I’ve been fortunate to rely on many models and types of compasses through the years. The U.S. Army issued me an M-1950 Lensatic Compass, but it was my liquid-filled Silva wrist compass that best helped me dead-reckon from Saudi Arabia to Iraq to Kuwait. GPS technology was pretty unreliable in those days, so a compass, wrist watch and my Humvee’s odometer worked pretty well as I traversed the Central Arabian Desert.
Eventually, my trusty wrist compass succumbed to the dreaded bubble, but only years later. Over time liquid-filled compasses can form air bubbles that can hold the dial or needle up or down preventing it from zeroing in on north. This creates accuracy issues as large as tens of degrees. Manufacturers of precision liquid-filled compasses are supposed to expel the air suspended in the liquid before filling the capsule. If this is not done well, bubbles may form as a result of repeated trips to higher elevations and back down again. Sometimes these bubbles form up high and get reabsorbed into the liquid after descending. Unfortunately, sometimes they never go away. This problem is characteristic of cheaper brands, but given enough time, even quality brands can have this issue.

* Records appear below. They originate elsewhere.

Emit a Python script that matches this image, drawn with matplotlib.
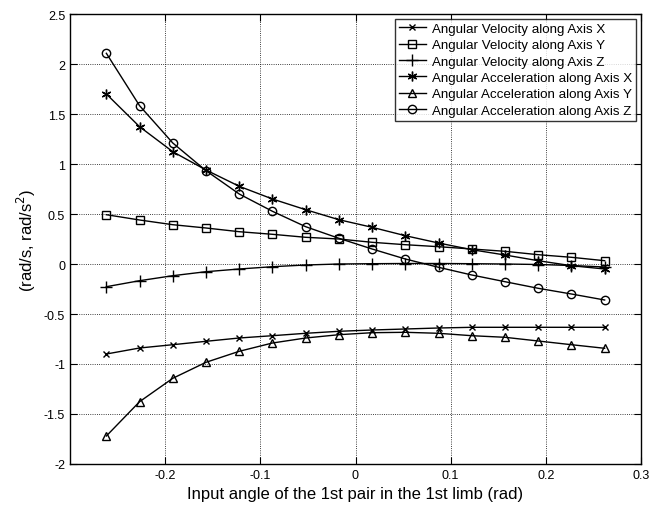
import numpy as np
import matplotlib
matplotlib.use("Agg")
import matplotlib.pyplot as plt

angles_deg = [-15, -13, -11, -9, -7, -5, -3, -1, 1, 3, 5, 7, 9, 11, 13, 15]
x = np.deg2rad(angles_deg)

vel_x = [-0.90, -0.84, -0.807, -0.773, -0.74, -0.717, -0.693, -0.673,
         -0.66, -0.65, -0.64, -0.633, -0.633, -0.633, -0.633, -0.633]
vel_y = [0.493, 0.44, 0.393, 0.36, 0.323, 0.297, 0.267, 0.25,
         0.217, 0.193, 0.173, 0.15, 0.127, 0.093, 0.067, 0.033]
vel_z = [-0.227, -0.167, -0.117, -0.077, -0.05, -0.027, -0.01, 0.0,
         0.003, 0.005, 0.005, 0.003, 0.0, -0.005, -0.015, -0.03]
acc_x = [1.70, 1.373, 1.123, 0.94, 0.777, 0.65, 0.543, 0.443,
         0.367, 0.283, 0.21, 0.143, 0.09, 0.033, -0.017, -0.05]
acc_y = [-1.72, -1.377, -1.143, -0.983, -0.873, -0.79, -0.74, -0.707,
         -0.687, -0.683, -0.693, -0.717, -0.733, -0.77, -0.807, -0.843]
acc_z = [2.107, 1.583, 1.21, 0.933, 0.70, 0.527, 0.373, 0.257,
         0.15, 0.05, -0.033, -0.11, -0.177, -0.243, -0.30, -0.36]

labels = ["Angular Velocity along Axis X", "Angular Velocity along Axis Y",
          "Angular Velocity along Axis Z", "Angular Acceleration along Axis X",
          "Angular Acceleration along Axis Y", "Angular Acceleration along Axis Z"]
series = [vel_x, vel_y, vel_z, acc_x, acc_y, acc_z]
markers = ["x", "s", "+", (6, 2, 0), "^", "o"]
msizes = [5, 6, 8, 7, 6, 6]

xticks = [-0.2, -0.1, 0, 0.1, 0.2, 0.3]
yticks = [-2, -1.5, -1, -0.5, 0, 0.5, 1, 1.5, 2, 2.5]

plt.rcParams['font.family'] = ['Liberation Sans', 'DejaVu Sans']
fig = plt.figure(figsize=(6.49, 5.10), dpi=100)
ax = fig.add_axes([70/649, 45/510, 571/649, 450/510])

for ys, lab, m, ms in zip(series, labels, markers, msizes):
    ax.plot(x, ys, color='black', linewidth=1.0, marker=m, markersize=ms,
            markerfacecolor='none', markeredgecolor='black', markeredgewidth=1.0,
            label=lab)

ax.set_xlim(-0.3, 0.3)
ax.set_ylim(-2, 2.5)
ax.set_xticks(xticks)
ax.set_xticklabels([f"{t:g}" for t in xticks])
ax.set_yticks(yticks)
ax.set_yticklabels([f"{t:g}" for t in yticks])
ax.grid(True, linestyle=':', color='black', linewidth=0.6)
ax.tick_params(direction='in', top=True, right=True, labelsize=9, length=5)
for s in ax.spines.values():
    s.set_linewidth(1.0)

ax.set_xlabel("Input angle of the 1st pair in the 1st limb (rad)", fontsize=12)
ax.set_ylabel("(rad/s, rad/s$^2$)", fontsize=12)

leg = ax.legend(loc='upper right', fontsize=9.6, frameon=True, fancybox=False,
                edgecolor='black', handlelength=2.0, labelspacing=0.3,
                borderpad=0.3, handletextpad=0.5, borderaxespad=0.35)
leg.get_frame().set_linewidth(1.0)

fig.savefig("out.png", dpi=100)
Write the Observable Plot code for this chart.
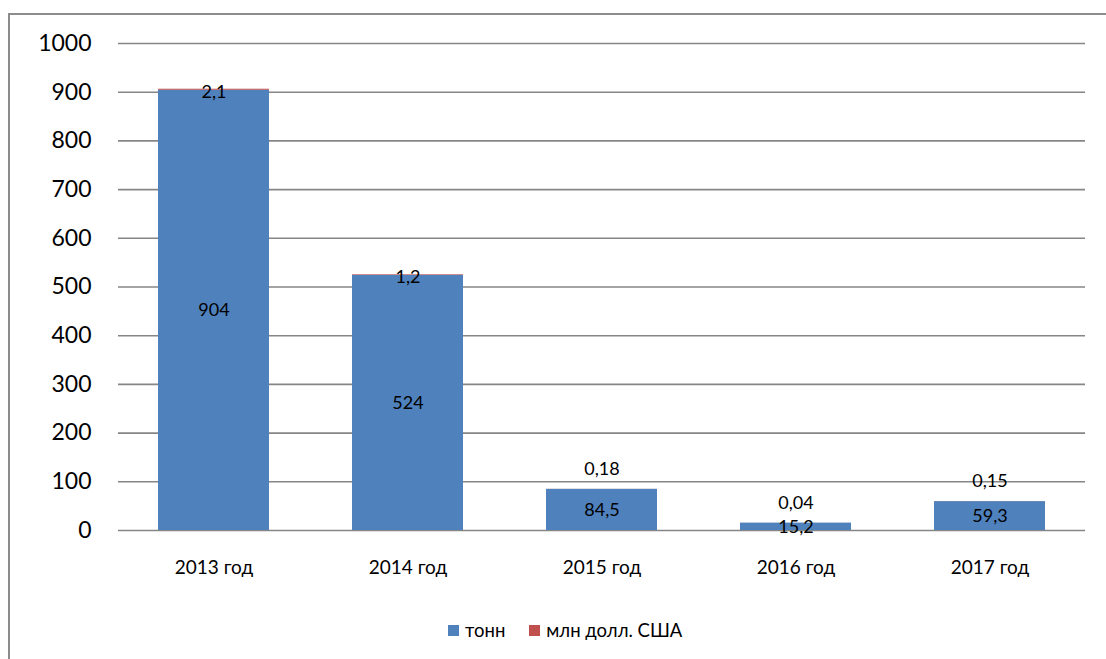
<!DOCTYPE html>
<html>
<head>
<meta charset="utf-8">
<script src="https://cdn.jsdelivr.net/npm/d3@7"></script>
<script src="https://cdn.jsdelivr.net/npm/@observablehq/plot@0.6"></script>
<style>
  html, body { margin: 0; padding: 0; background: #fff; }
  body { width: 1106px; height: 659px; position: relative; overflow: hidden; font-family: Lato, "Liberation Sans", sans-serif; }
  #frame { position: absolute; left: 8px; top: 13px; width: 1110px; height: 660px; border-left: 2px solid #8c8c8c; border-top: 2px solid #8c8c8c; box-sizing: border-box; }
  #chart { position: absolute; left: 0; top: 0; }
  #legend { position: absolute; left: 448px; top: 619px; display: flex; align-items: center; font-size: 18.5px; color: #000; }
  .sw { display: inline-block; width: 11px; height: 11px; margin-right: 6px; }
  .item { display: flex; align-items: center; margin-right: 24px; }
</style>
</head>
<body>
<div id="frame"></div>
<div id="chart"></div>
<div id="legend"></div>
<script>
const years = ["2013 год", "2014 год", "2015 год", "2016 год", "2017 год"];
const tonnes = [904, 524, 84.5, 15.2, 59.3];
const usd = [2.1, 1.2, 0.18, 0.04, 0.15];
const seriesNames = ["тонн", "млн долл. США"];
const seriesColors = ["#4F81BD", "#C0504D"];
const yTicks = [0, 100, 200, 300, 400, 500, 600, 700, 800, 900, 1000];

const rows = years.flatMap((y, i) => [
  {year: y, series: seriesNames[0], value: tonnes[i], base: 0},
  {year: y, series: seriesNames[1], value: usd[i], base: tonnes[i]}
]);
const fmt = v => String(v).replace(".", ",");
const tonneRows = rows.filter(d => d.series === seriesNames[0]);
const usdRows = rows.filter(d => d.series === seriesNames[1]);

const font = "Lato, 'Liberation Sans', sans-serif";

const chart = Plot.plot({
  width: 1106,
  height: 600,
  marginLeft: 118,
  marginRight: 21,
  marginTop: 43,
  marginBottom: 70,
  style: {fontFamily: font, background: "transparent", color: "#000"},
  x: {domain: years, paddingInner: 0.43, paddingOuter: 0.206, label: null},
  y: {domain: [0, 1000], label: null},
  color: {domain: seriesNames, range: seriesColors},
  marks: [
    Plot.ruleY(yTicks, {stroke: "#868686", strokeWidth: 1.6}),
    Plot.barY(rows, {x: "year", y: "value", fill: "series", order: seriesNames}),
    Plot.text(tonneRows, {x: "year", y: d => d.value / 2, text: d => fmt(d.value), fontSize: 18, fill: "#000"}),
    Plot.text(usdRows.filter(d => d.base > 200), {x: "year", y: d => d.base + d.value / 2, dy: 2, text: d => fmt(d.value), fontSize: 18, fill: "#000"}),
    Plot.text(usdRows.filter(d => d.base <= 200), {x: "year", y: d => d.base + d.value, dy: -20, text: d => fmt(d.value), fontSize: 18, fill: "#000"}),
    Plot.axisY({ticks: yTicks, tickSize: 0, tickPadding: 27, tickFormat: d => String(d), fontSize: 23, label: null}),
    Plot.axisX({tickSize: 0, tickPadding: 30, fontSize: 19, label: null})
  ]
});
document.getElementById("chart").appendChild(chart);

const legend = document.getElementById("legend");
seriesNames.forEach((name, i) => {
  const item = document.createElement("div");
  item.className = "item";
  const sw = document.createElement("span");
  sw.className = "sw";
  sw.style.background = seriesColors[i];
  item.appendChild(sw);
  item.appendChild(document.createTextNode(name));
  legend.appendChild(item);
});
</script>
</body>
</html>
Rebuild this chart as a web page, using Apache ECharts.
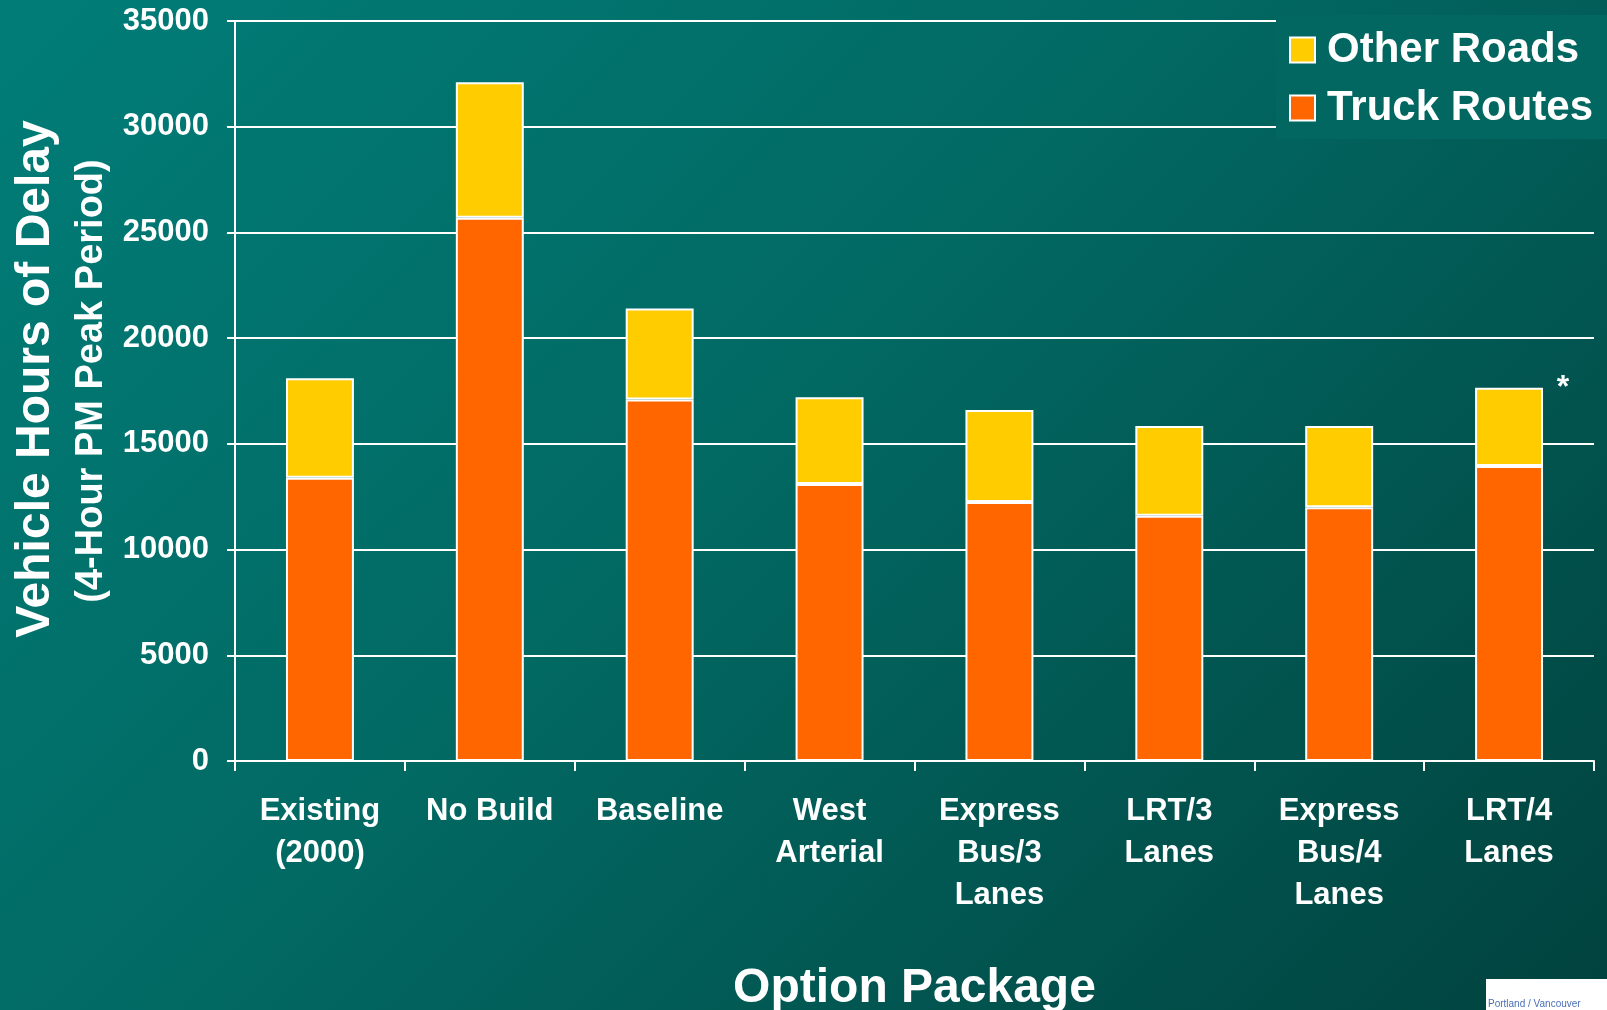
<!DOCTYPE html>
<html>
<head>
<meta charset="utf-8">
<script src="https://cdn.jsdelivr.net/npm/echarts@6/dist/echarts.min.js"></script>
<style>
  html, body { margin: 0; padding: 0; }
  body { background: linear-gradient(135deg, #017d78 0%, #026963 45%, #01423e 100%); }
  #chart { width: 1607px; height: 1010px; }
</style>
</head>
<body>
<div id="chart"></div>
<script>
var categories = ['Existing\n(2000)', 'No Build', 'Baseline', 'West\nArterial', 'Express\nBus/3\nLanes', 'LRT/3\nLanes', 'Express\nBus/4\nLanes', 'LRT/4\nLanes'];
var truckRoutes = [13400, 25700, 17100, 13100, 12250, 11600, 12000, 13950];
var otherRoads = [4700, 6400, 4300, 4100, 4350, 4250, 3850, 3700];
var yTicks = [0, 5000, 10000, 15000, 20000, 25000, 30000, 35000];

var font = '"Liberation Sans", Arial, sans-serif';
var chart = echarts.init(document.getElementById('chart'));

var option = {
    backgroundColor: 'transparent',
    textStyle: {fontFamily: font},
    grid: {left: 235, right: 13, top: 21, bottom: 249, outerBoundsMode: 'none'},
    legend: {
        data: ['Other Roads', 'Truck Routes'],
        orient: 'vertical',
        icon: 'rect',
        left: 1276,
        top: 15,
        padding: [14, 40, 10, 13],
        backgroundColor: '#036761',
        itemWidth: 25,
        itemHeight: 25,
        itemGap: 16,
        textStyle: {color: '#fff', fontSize: 42, fontWeight: 'bold', fontFamily: font, lineHeight: 42, padding: [0, 0, 0, 7]}
    },
    xAxis: {
        type: 'category',
        data: categories,
        name: 'Option Package',
        nameLocation: 'middle',
        nameGap: 204,
        nameTextStyle: {color: '#fff', fontSize: 48, fontWeight: 'bold', fontFamily: font},
        axisLine: {lineStyle: {color: '#fff', width: 2}},
        axisTick: {show: true, length: 10, lineStyle: {color: '#fff', width: 2}},
        axisLabel: {color: '#fff', fontSize: 31, fontWeight: 'bold', lineHeight: 42, margin: 29, interval: 0, fontFamily: font}
    },
    yAxis: {
        type: 'value',
        min: 0,
        max: 35000,
        interval: 5000,
        axisLine: {show: true, lineStyle: {color: '#fff', width: 2}},
        axisTick: {show: true, length: 8, lineStyle: {color: '#fff', width: 2}},
        axisLabel: {color: '#fff', fontSize: 31, fontWeight: 'bold', margin: 26, fontFamily: font,
            customValues: yTicks, formatter: function (v) { return String(v); }},
        splitLine: {lineStyle: {color: '#fff', width: 2}}
    },
    series: [
        {
            name: 'Truck Routes',
            type: 'bar',
            stack: 'total',
            barCategoryGap: '60%',
            data: truckRoutes,
            itemStyle: {color: '#ff6600', borderColor: '#fff', borderWidth: 2}
        },
        {
            name: 'Other Roads',
            type: 'bar',
            stack: 'total',
            data: otherRoads,
            itemStyle: {color: '#ffcc00', borderColor: '#fff', borderWidth: 2}
        }
    ],
    graphic: [
        {
            type: 'text', x: 36, y: 379, rotation: Math.PI / 2,
            style: {text: 'Vehicle Hours of Delay', fill: '#fff', font: 'bold 48px ' + font, align: 'center', verticalAlign: 'middle'}
        },
        {
            type: 'text', x: 92, y: 381, rotation: Math.PI / 2,
            style: {text: '(4-Hour PM Peak Period)', fill: '#fff', font: 'bold 38px ' + font, align: 'center', verticalAlign: 'middle'}
        },
        {
            type: 'text', x: 1563, y: 388,
            style: {text: '*', fill: '#fff', font: 'bold 32px ' + font, align: 'center', verticalAlign: 'middle'}
        },
        {
            type: 'rect', shape: {x: 1486, y: 979, width: 121, height: 31},
            style: {fill: '#fff'}
        },
        {
            type: 'text', x: 1488, y: 1004,
            style: {text: 'Portland / Vancouver', fill: '#4a6fb5', font: '10px ' + font, verticalAlign: 'middle'}
        }
    ]
};

chart.setOption(option);
</script>
</body>
</html>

I ultimately replaced my Silva wrist compass with a Suunto M-9, another well-regarded liquid-filled wrist compass. It’s accurate but I’ve found it very sensitive to level. Just slight variations prevent the dial from moving, which can mislead you into believing you’re on course. Careful observation must be used to ensure you’re seeing a true bearing and that the dial is free-floating
My primary compass is a Silva Ranger Type 15 Sighting/Baseplate liquid-filled compass, which is almost 20 years old now. The sighting mirror and adjustable bezel permit precise bearings to be taken and coordinates plotted with the Romer scales imprinted on the baseplate. It has been a fantastic compass and to date has never had an issue with bubbles.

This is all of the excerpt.